Was ist unter Allmacht der Liebe zu verstehen? Im All die zahllosen Formen und Regungen der Güte und des Wohltuns, die sich an Lebewesen offenbaren, nicht bloß an Menschen, sondern auch an Tieren und in der Pflanzenwelt. Sie schließen sich für unser Begreifen zu einem Meer der Liebe zusammen. Sei du eine Welle in diesem Ozean, und finde darin dein Genügen! Dann hast du am Ewigkeitsleben Anteil und kannst sprechen: Wenn ich nur dich habe, so frage ich nichts nach Himmel und Erde! Gott denke ich mir nicht als Schöpfer und Beherrscher der Natur, sondern lauter Güte und Liebe ist er. Und in wem dieser Gott lebt, der hat in sich Seligkeit, wie auch sein äußeres Leben sich gestalten mag. So ist das Himmelreich in dir; wähne nicht, daß es dich erst in einer jenseitigen Welt begnaden kann!
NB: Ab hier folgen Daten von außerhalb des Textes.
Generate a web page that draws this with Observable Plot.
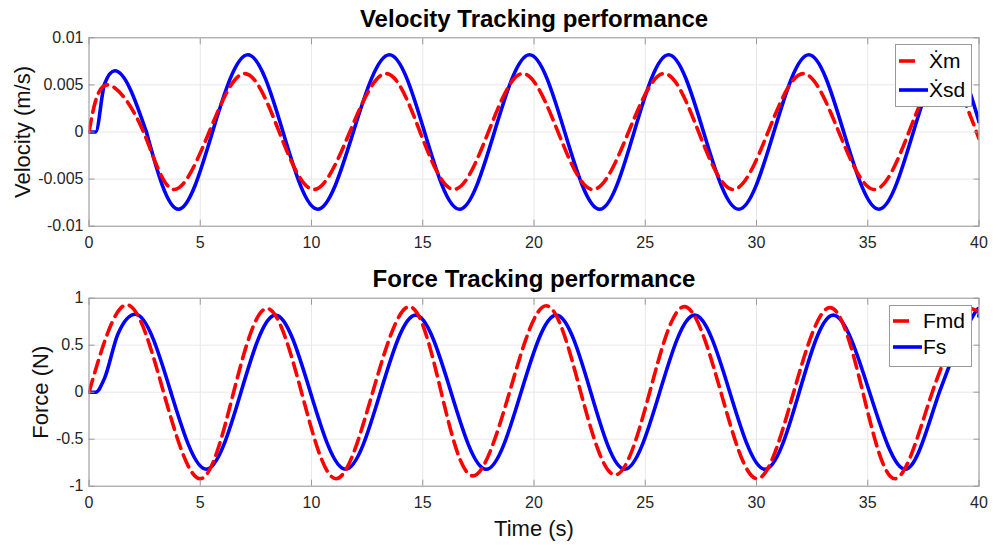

Die Kraft zu lieben kommt dir aus der Allgottheit. Durch ihre Liebe bist du umgewandelt worden, und täglich wirst du erneuert, wirst zum Bilde Gottes, dessen bist du so gewiß wie deines eigenen Seins; denn dein Sein ist nicht zu trennen von der Liebe Gottes, und anderen Lebenswegen der Menschen. Daß die Liebe Gottes ewig ist und du ewig in ihr lebendig sein kannst, das siehst du klar. Wohlan, woran zweifelst du noch? O Seele, verbanne deine eigene Schwachheit! Weil alle diese Lehren abweichen in Vielem von dem, was du selbst in deiner Jugend gelernt hast, weil du nur allmählich, unter tausend bangen Fragen und schweren Kämpfen dich hindurchgerungen hast zur Wahrheit, darum willst du diese Wahrheit immer noch nicht als solche ganz und ohne Rückhalt umfassen. Weil du so allein bist mit deiner Erkenntnis und dem Worte Gottes an dich, darum taucht der Zweifel in dir auf.

Blicke hin auf die Menschen, die unter sich übereinstimmen; siehst du nicht, daß sie einig sind mit dir in einem Teil, daß du aber von ihnen abweichst in einem anderen? Und siehst du nicht auch, daß deine Abweichung von ihnen wahr und recht sein kann? Nach ihrer Redeweise ist Gott die Liebe! Das ist er auch wirklich! Aber wie haben sie Gott als die Liebe gedacht? Entweder haben sie aus der Liebe die Vollkommenheit gemacht, welche alles kann, alles in sich trägt, Gutes und Böses, Liebe und Haß; und so haben sie aus einem Gott der Liebe einen Gott gemacht, der Liebe und Unliebe ist, und nur um Gott als Schöpfer und Regenten zu behalten, haben sie den wahren Gott verdorben und verkehrt. Oder sie denken Gott als eine große Kraft, als einen Trieb, sich auszugestalten in der Welt, oder wie einen Künstler, welcher den Weltgedanken in sich trägt, und den es drängt, ihn außer sich, in eigner Wirklichkeit der Welt auszuführen. Beides ist nicht die Liebe, wie Gott sie ist, beides ist der Trieb, wie er in den Dingen der Natur sich zeigt und Gutes wie Böses daselbst auswirkt.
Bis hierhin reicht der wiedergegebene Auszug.